VICTORVILLE, CA—Eldon Heaston is executive director for the Mojave Desert Air Quality Management District. As part of his work, he sees the High Desert, comprised of Adelanto, Apple Valley, Barstow, Hesperia and Victorville, as a strategic opportunity for businesses seeking to remain in the golden state based on his agency’s pro-business approach. As the local air pollution control agency for San Bernardino County’s High Desert and Riverside County’s Palo Verde Valley, the Mojave Desert Air Quality Management District (MDAQMD) has primary responsibility for controlling emissions from stationary sources of air pollution.  There are over 1,000 such businesses operating under MDAQMD permits within the agency’s 20,000 square mile jurisdiction. caught up with Heaston to talk about the region. How is your agency different from other air districts?

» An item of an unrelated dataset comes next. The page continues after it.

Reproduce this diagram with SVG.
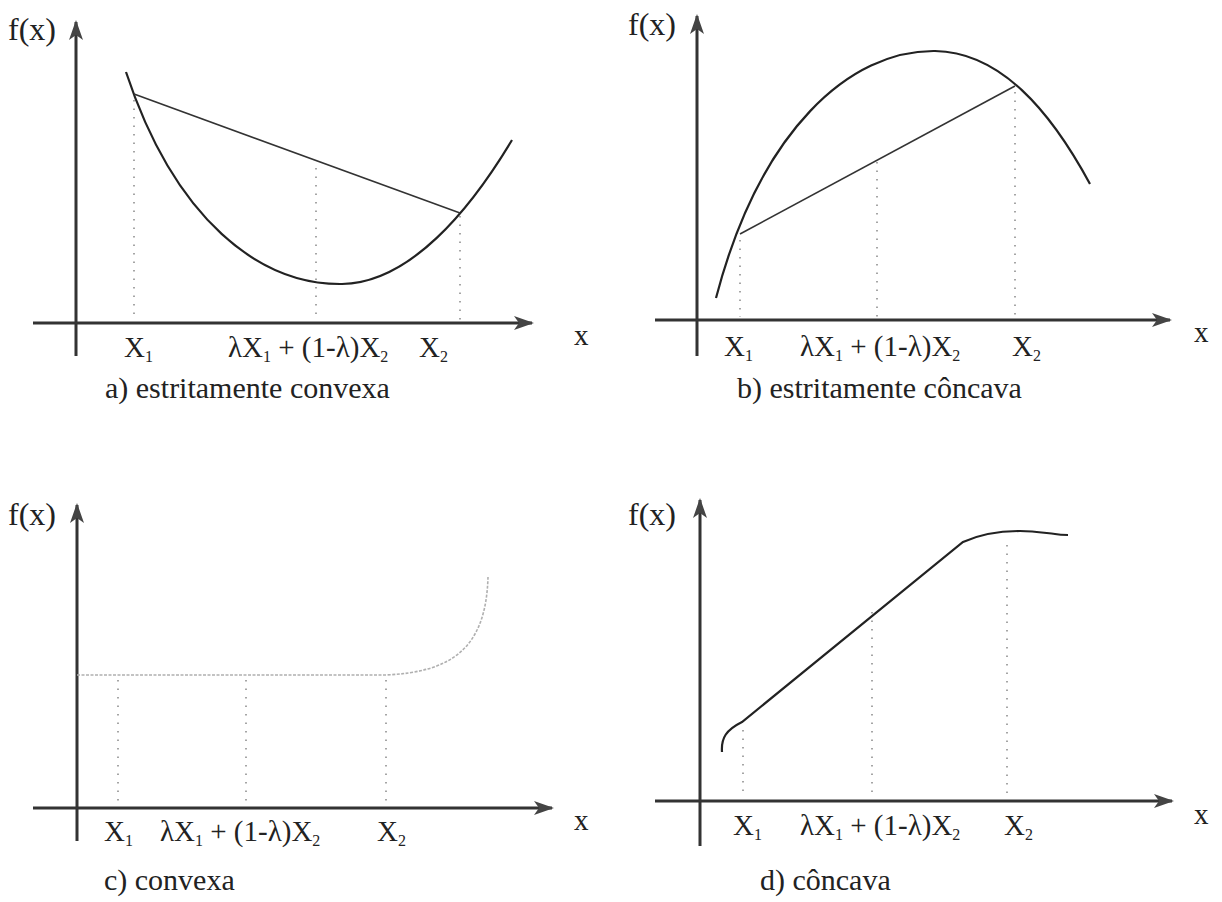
<svg xmlns="http://www.w3.org/2000/svg" width="1222" height="902" viewBox="0 0 1222 902">
<style>
text{font-family:"Liberation Serif","Times New Roman",serif;fill:#222}
.lab{font-size:29px}
.fx{font-size:32px}
.cap{font-size:30px}
.sub{font-size:16px}
.axis{stroke:#333;stroke-width:3;fill:none}
.curve{stroke:#222;stroke-width:2.2;fill:none}
.chord{stroke:#333;stroke-width:1.6;fill:none}
.dot{stroke:#888;stroke-width:1.5;stroke-dasharray:1.5 7;fill:none}
</style>
<defs>
<marker id="ah" viewBox="0 0 20 14" markerWidth="20" markerHeight="14" refX="18" refY="7" orient="auto" markerUnits="userSpaceOnUse">
<path d="M0,0 L20,7 L0,14 L5,7 z" fill="#444"/>
</marker>
</defs>

<g id="panel-a">
<g id="a-axes" class="connectors">
<line class="axis" x1="76" y1="356" x2="76" y2="22" marker-end="url(#ah)"/>
<line class="axis" x1="33" y1="323" x2="532" y2="323" marker-end="url(#ah)"/>
</g>
<text class="fx" x="8" y="40">f(x)</text>
<text class="lab" x="574" y="345">x</text>
<path class="curve" d="M126,72 C175,220 260,285 342,284 C410,283 470,210 512,140"/>
<line class="chord" x1="134" y1="94" x2="460" y2="213"/>
<line class="dot" x1="134" y1="100" x2="134" y2="320"/>
<line class="dot" x1="316" y1="168" x2="316" y2="320"/>
<line class="dot" x1="460" y1="216" x2="460" y2="320"/>
<text class="lab" x="124" y="357">X<tspan class="sub" dy="5">1</tspan></text>
<text class="lab" x="228" y="357">λX<tspan class="sub" dy="5">1</tspan><tspan dy="-5"> + (1-λ)X</tspan><tspan class="sub" dy="5">2</tspan></text>
<text class="lab" x="419" y="357">X<tspan class="sub" dy="5">2</tspan></text>
<text class="cap" x="105" y="398">a) estritamente convexa</text>
</g>

<g id="panel-b">
<g id="b-axes" class="connectors">
<line class="axis" x1="697" y1="356" x2="697" y2="16" marker-end="url(#ah)"/>
<line class="axis" x1="655" y1="320" x2="1170" y2="320" marker-end="url(#ah)"/>
</g>
<text class="fx" x="628" y="35">f(x)</text>
<text class="lab" x="1194" y="342">x</text>
<path class="curve" d="M716,298 C760,130 850,50 935,51 C1000,52 1050,110 1090,184"/>
<line class="chord" x1="740" y1="234" x2="1015" y2="86"/>
<line class="dot" x1="740" y1="240" x2="740" y2="317"/>
<line class="dot" x1="877" y1="162" x2="877" y2="317"/>
<line class="dot" x1="1015" y1="92" x2="1015" y2="317"/>
<text class="lab" x="724" y="356">X<tspan class="sub" dy="5">1</tspan></text>
<text class="lab" x="800" y="356">λX<tspan class="sub" dy="5">1</tspan><tspan dy="-5"> + (1-λ)X</tspan><tspan class="sub" dy="5">2</tspan></text>
<text class="lab" x="1012" y="356">X<tspan class="sub" dy="5">2</tspan></text>
<text class="cap" x="737" y="398">b) estritamente côncava</text>
</g>

<g id="panel-c">
<g id="c-axes" class="connectors">
<line class="axis" x1="77" y1="841" x2="77" y2="505" marker-end="url(#ah)"/>
<line class="axis" x1="33" y1="808" x2="552" y2="808" marker-end="url(#ah)"/>
</g>
<text class="fx" x="8" y="525">f(x)</text>
<text class="lab" x="574" y="830">x</text>
<path d="M77,675 L386,675 C450,672 486,650 488,577" stroke="#b0b0b0" stroke-width="1.6" stroke-dasharray="3 1.5" fill="none"/>
<line class="dot" x1="118" y1="680" x2="118" y2="805"/>
<line class="dot" x1="246" y1="680" x2="246" y2="805"/>
<line class="dot" x1="386" y1="680" x2="386" y2="805"/>
<text class="lab" x="104" y="841">X<tspan class="sub" dy="5">1</tspan></text>
<text class="lab" x="160" y="841">λX<tspan class="sub" dy="5">1</tspan><tspan dy="-5"> + (1-λ)X</tspan><tspan class="sub" dy="5">2</tspan></text>
<text class="lab" x="377" y="841">X<tspan class="sub" dy="5">2</tspan></text>
<text class="cap" x="104" y="890">c) convexa</text>
</g>

<g id="panel-d">
<g id="d-axes" class="connectors">
<line class="axis" x1="700" y1="846" x2="700" y2="500" marker-end="url(#ah)"/>
<line class="axis" x1="655" y1="801" x2="1172" y2="801" marker-end="url(#ah)"/>
</g>
<text class="fx" x="628" y="525">f(x)</text>
<text class="lab" x="1194" y="824">x</text>
<path class="curve" d="M722,752 C721,738 726,730 742,722 L963,542 C985,532 1005,531 1020,531 C1035,531 1045,533 1055,534 C1060,535 1065,535 1068,535"/>
<line class="dot" x1="743" y1="730" x2="743" y2="798"/>
<line class="dot" x1="872" y1="612" x2="872" y2="798"/>
<line class="dot" x1="1007" y1="545" x2="1007" y2="798"/>
<text class="lab" x="733" y="835">X<tspan class="sub" dy="5">1</tspan></text>
<text class="lab" x="800" y="835">λX<tspan class="sub" dy="5">1</tspan><tspan dy="-5"> + (1-λ)X</tspan><tspan class="sub" dy="5">2</tspan></text>
<text class="lab" x="1004" y="835">X<tspan class="sub" dy="5">2</tspan></text>
<text class="cap" x="760" y="890">d) côncava</text>
</g>
</svg>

Eldon Heaston: We consider the MDAQMD as California’s final frontier for businesses seeking to remain in the golden state, based largely on the legendary working relationships we have developed with our regulated community.  Throughout its 21-year history, the MDAQMD has succeeded in breaking down barriers which have historically existed between regulatory agencies and regulated industry, and replaced them with a unique common sense approach to air quality regulation.  We believe that eliciting ideas from all possible sources is the best way to find mutually beneficial solutions, and to the fullest extent possible, industry is our partner in the development of air quality rules and plans which benefit local air quality and the local economy.  As a result, local industry has more flexibility in meeting environmental mandates than their counterparts in neighboring air districts and even some nearby states. What is your role?

Heaston: As the MDAQMD’s Executive Director, I am appointed by the Governing Board to enforce the District’s rules and regulations.  I am also responsible for enforcing provisions of the Health & Safety code, running state programs, appointing District personnel, as well as running the MDAQMD’s day to day operations, including its permitting, enforcement and planning programs. How do you help businesses handle local and state regulations?

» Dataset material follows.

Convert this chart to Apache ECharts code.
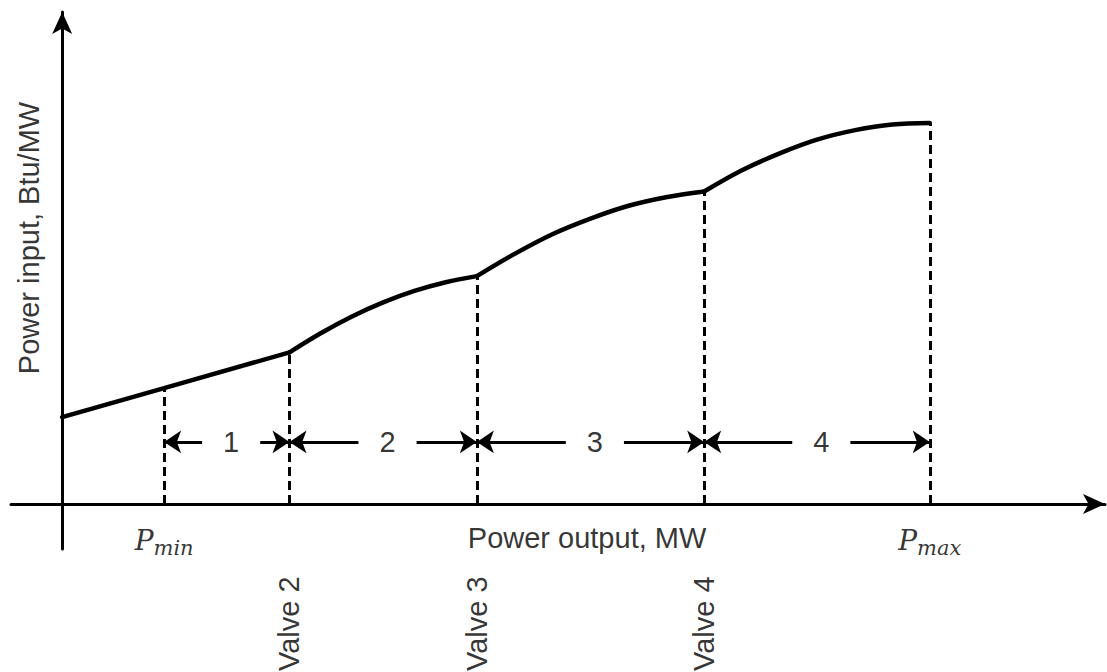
<!DOCTYPE html>
<html><head><meta charset="utf-8">
<script src="https://cdn.jsdelivr.net/npm/echarts@6/dist/echarts.min.js"></script>
<style>html,body{margin:0;padding:0;background:#fff}#c{width:1107px;height:672px}</style>
</head><body><div id="c"></div>
<script>
// ---- data (MW on x, relative power input on y) ----
const valveNames = ['P_min', 'Valve 2', 'Valve 3', 'Valve 4', 'P_max'];
const valveX = [11.75, 26.2, 47.8, 74.0, 100];
const valveY = [30.4, 39.8, 59.8, 82.0, 100];
const sectionLabels = ['1', '2', '3', '4'];
const curve1 = [[0, 22.8], [11.75, 30.4], [26.2, 39.8]];
const curve2 = [[26.2, 39.8], [29.8, 44.8], [33.4, 49.2], [37.0, 52.9], [40.6, 55.9], [44.2, 58.2], [47.8, 59.8]];
const curve3 = [[47.8, 59.8], [52.2, 65.7], [56.5, 70.8], [60.9, 74.9], [65.2, 78.2], [69.6, 80.5], [74.0, 82.0]];
const curve4 = [[74.0, 82.0], [78.3, 87.5], [82.7, 92.0], [87.0, 95.6], [91.4, 98.1], [95.7, 99.6], [100, 100]];
const arrowLevel = 16.3;
const xAxisTitle = 'Power output, MW';
const yAxisTitle = 'Power input, Btu/MW';

// ---- build ----
const FONT = 'Liberation Sans, Arial, sans-serif';
const gapHalf = 3.35, labelShift = 0.5;
const arrowData = [], sectionData = [];
for (let i = 0; i < sectionLabels.length; i++) {
  const c = (valveX[i] + valveX[i + 1]) / 2 + labelShift;
  arrowData.push({coords: [[c - gapHalf, arrowLevel], [valveX[i], arrowLevel]]});
  arrowData.push({coords: [[c + gapHalf, arrowLevel], [valveX[i + 1], arrowLevel]]});
  sectionData.push([c, arrowLevel, sectionLabels[i]]);
}
const dashData = valveX.map((x, i) => ({coords: [[x, 0], [x, valveY[i]]]}));
const curveSeries = [curve1, curve2, curve3, curve4].map((d, i) => ({
  type: 'line', data: d, smooth: i === 0 ? false : 0.35, showSymbol: false, z: 5,
  lineStyle: {color: '#000', width: 4.5, cap: 'round'}
}));
const valveLabelData = valveNames.slice(1, 4).map((n, i) => [valveX[i + 1], -31.4, n]);
const pLabelData = [[valveX[0], -9.6, 'min'], [valveX[4], -9.6, 'max']];

const axisCommon = {
  type: 'value',
  axisLine: {onZero: true, lineStyle: {color: '#000', width: 3}, symbol: ['none', 'arrow'], symbolSize: [15, 22]},
  axisTick: {show: false}, axisLabel: {show: false}, splitLine: {show: false}
};
const chart = echarts.init(document.getElementById('c'), null, {renderer: 'svg'});
chart.setOption({
  animation: false,
  backgroundColor: '#fff',
  grid: {left: 11, right: 2, top: 12, bottom: 123},
  xAxis: Object.assign({min: -5.9, max: 120.2}, axisCommon),
  yAxis: Object.assign({min: -11.8, max: 129.1}, axisCommon),
  series: [
    ...curveSeries,
    {type: 'lines', coordinateSystem: 'cartesian2d', data: dashData, symbol: 'none',
     lineStyle: {color: '#000', width: 3, type: [9, 5], opacity: 1}, z: 3},
    {type: 'lines', coordinateSystem: 'cartesian2d', data: arrowData, symbol: ['none', 'arrow'], symbolSize: [14, 17],
     lineStyle: {color: '#000', width: 3, opacity: 1}, z: 4},
    {type: 'scatter', data: sectionData, symbolSize: 0, clip: false, silent: true,
     label: {show: true, position: 'inside', formatter: p => p.value[2], fontSize: 29, color: '#000', fontFamily: FONT}},
    {type: 'scatter', data: valveLabelData, symbolSize: 0, clip: false, silent: true,
     label: {show: true, position: 'inside', rotate: 90, formatter: p => p.value[2], fontSize: 29, color: '#000', fontFamily: FONT}},
    {type: 'scatter', data: pLabelData, symbolSize: 0, clip: false, silent: true,
     label: {show: true, position: 'inside', formatter: p => '{p|P}{s|' + p.value[2] + '}',
       rich: {
         p: {fontSize: 28, fontStyle: 'italic', fontFamily: 'DejaVu Serif', color: '#000'},
         s: {fontSize: 21, fontStyle: 'italic', fontFamily: 'DejaVu Serif', color: '#000', padding: [14, 0, 0, 0]}
       }}},
    {type: 'scatter', data: [[60.5, -9.0, xAxisTitle]], symbolSize: 0, clip: false, silent: true,
     label: {show: true, position: 'inside', formatter: p => p.value[2], fontSize: 29, color: '#000', fontFamily: FONT}},
    {type: 'scatter', data: [[-3.8, 69.8, yAxisTitle]], symbolSize: 0, clip: false, silent: true,
     label: {show: true, position: 'inside', rotate: 90, formatter: p => p.value[2], fontSize: 29, color: '#000', fontFamily: FONT}}
  ]
});
</script></body></html>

Heaston: California’s air quality regulations have garnered a reputation for being some of the most challenging in the nation.  With the advent of AB32 and increasingly stringent regulatory standards, flexibility can mean the difference between success and failure for some businesses.  Hence, the MDAQMD’s mission statement – to attain and maintain a healthful environment while supporting strong and sustainable economic growth – is exactly how we approach the regulatory process.  The MDADMD understands that when our residents spend a significant amount of time commuting to out of area jobs, both our economy and air quality suffer.  Thus, regulatory flexibility is key to economic and environmental sustainability, and to how our agency operates. How does your agency support business?

Heaston: The MDAQMD offers one of the most streamlined air quality permit application processes anywhere in California.  We offer an average 20-day permit turnaround for uncomplicated permit applications for such equipment as gasoline stations and spray booths.  Our knowledgeable, accessible staff is readily available to provide step-by-step, one- on-one assistance through the permitting process.  In addition to being expedient, fees for our permits are some of the lowest anywhere in the state.  As a result of our less restrictive regulations and reasonable control measures, our regulated industry enjoys operational flexibility in meeting environmental mandates. Additionally, the MDAQMD offers generous grants for projects that reduce emissions from mobile sources through our AB 2766 program and for projects that reduce NOx from heavy duty engines through our Carl Moyer Program. We also recognize businesses that exceed air quality standards through our Exemplar Awards and Mojave Green Business Programs. What are some examples of work that has helped support economic growth in the High Desert?

Heaston: The MDAQMD pioneered interbasin emission reduction credit transfers in California, which allowed elusive offsets generated in an upwind area to be transferred into the High Desert. The transfer of air credits created by a stationary source located in one air district for use by a source in a different district represents an opportunity for the High Desert to share economic development opportunities with upwind neighbors and help them meet their air quality goals. The MDAQMD is a vocal advocate of New Source Review (NSR) reform as a means of insuring reliable and affordable supplies of energy and economic stability in the region.  In 2010, the MDAQMD became the first and only air district in California to ask then-Governor Schwarzenegger to suspend AB32 based on the potentially crippling effects the legislation’s increased regulatory burden could have on the High Desert’s fragile post-recession economy.  The MDAQMD Governing Board reaffirmed its position in 2012. How would you describe the opportunity for business growth in the High Desert?

Heaston: The High Desert has a well-deserved reputation as one of California’s most business-friendly regions.  With plenty of available building space, abundant room for goods movement and expansion and optimum meteorological air quality conditions, the High Desert is truly ground-zero for businesses that are serious about long term growth and success. What would you tell a business considering a move to the area?

Heaston: If you’re looking for an affordable, progressive, business-friendly location with optimum air quality to site your business, look no further than the High Desert.  And if you’re looking for an air district that prides itself on balancing environmental protection with common sense and sustainable economic growth, the MDAQMD would like to do business with you!